"No, he prefers to have the bottle all for himself and he doesn't need the glass."
Last week I was hired, together with little Guryun, for a day of work on the Poet's fields - the man is actually a poet, but he's a farmer, too. Guryun's duty was to pull the weeds on the radish fields, while I was prepairing some other fields for planting the garlic. During our first break Guryun ran to the Poet's house and brought us chestnuts, boiled sweet potatoes and a bottle of beer. That was the moment when the Poet asked Guryun: "Uncle Dag surely loves to drink a glass of beer, doesn't he?"
And Guryun replied: "No, he prefers to have the bottle all for himself and he doesn't need the glass."
As you see, my Korean improved a little, but only when I hear a sentence including my name and the word beer.
It's been quite a long time since my last post here. Actually nothing spacial happened. I had a party for my first anniversary here, lots of delicious food, beers and laugh.
And this is how my kitchen looked when everybody left.
And a strange coincidence happened again. The day after my previous food festival (as my neighbors call this dinner events), we had a typhoon roaring above our heads. And this time again. Maybe I'm some kind of a typhoon god or my dinners are cursed?
It was after this one that I was looking for my tomatoes and peppers in the surrounding woods.
And than came 추석, the Korean harvest festival, usually referred to as "Korean Thanksgiving Day". I came here last year for 추석, so, according to the lunar calendar, it was another anniversary. But, since 추석 is a mass exodus and everybody goes to visit their relatives (dead or alive), I stayed the only one in our village. King of the Mountain, as they call me at such times. To not be bored I busied myself pretty much and also consumed massive amounts of alcohol. I was still fighting my abnormal obsession with anime - I made is safely for eight full days, but today I had just enough of this crap. With a terrible hangover I realized that in this time I spent so much money on alcohol that with it I could buy me a plane ticket for the Phillippines. One way, of course. In another week it would be a return ticket. Now don't get me wrong, I have absolutely no intention of quitting my beer joy, just to reduce it to a somewhat normal grade.
I still want to take advantage of this beautiful autumn weather to take a stroll on the hill behind the house and relax like this, two days ago:
I said I was pretty busy during 추석. And also the boars took care of it. One night they attacked our shiitake mushroom plantation and made a horrible mess. The logs that ure used to grow the mushrooms were all scattered around, the mushrooms all trampled on the ground. Huh, I gues that this description makes it look like a smaller disaster, but all in all it wasn't that bad. It was a few logs, a small part of one plantation (we have two), but enough to make you angry. I was especially pissed off because the mushrooms weren't eaten but trampled. I picked what looked still usable, a full big box of them, and some ended up drying, others preserved in olive oil.

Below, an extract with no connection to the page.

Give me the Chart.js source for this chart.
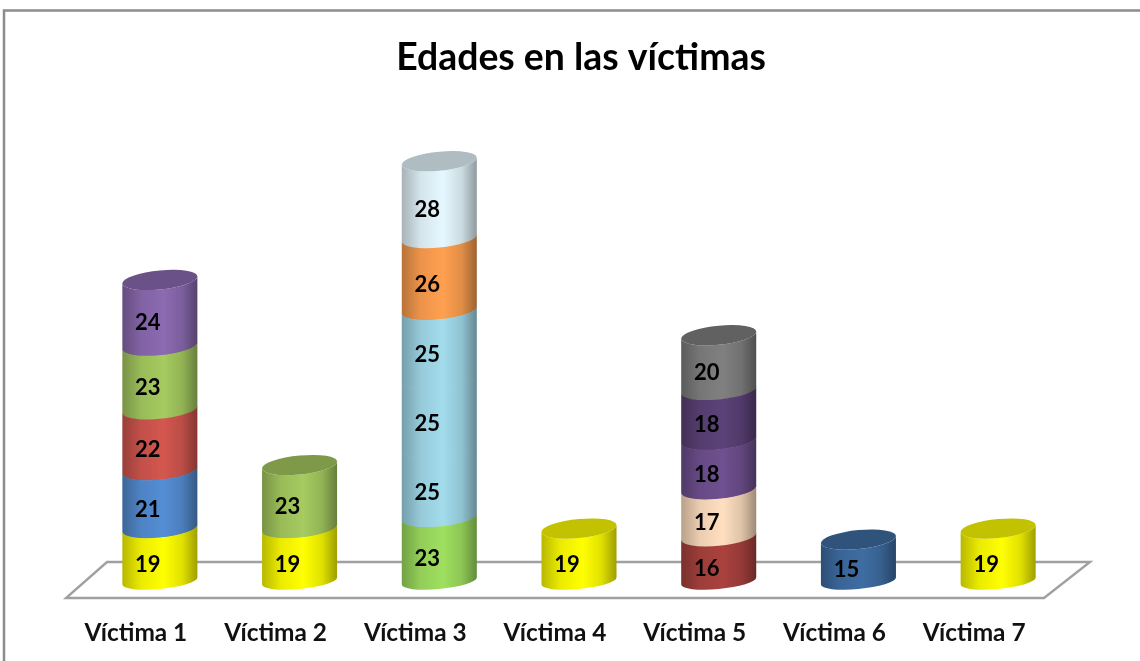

Next thing I did was dye some shirts. With clay. The allmighty Korean hwangto. It's really easy, I mixed the clay with little water, just enough to make a thick paste, and then dipped the shirts in it, making sure every square inch is well covered with the stuff, from both sides. Then I hanged them to dry for one day.
The results? Like in the picture. For comparison I added a brand new white shirt, while the left one is the shirt that I dyed two months ago and wore practically every second or third day, so it has been washed at least twenty times, probably more.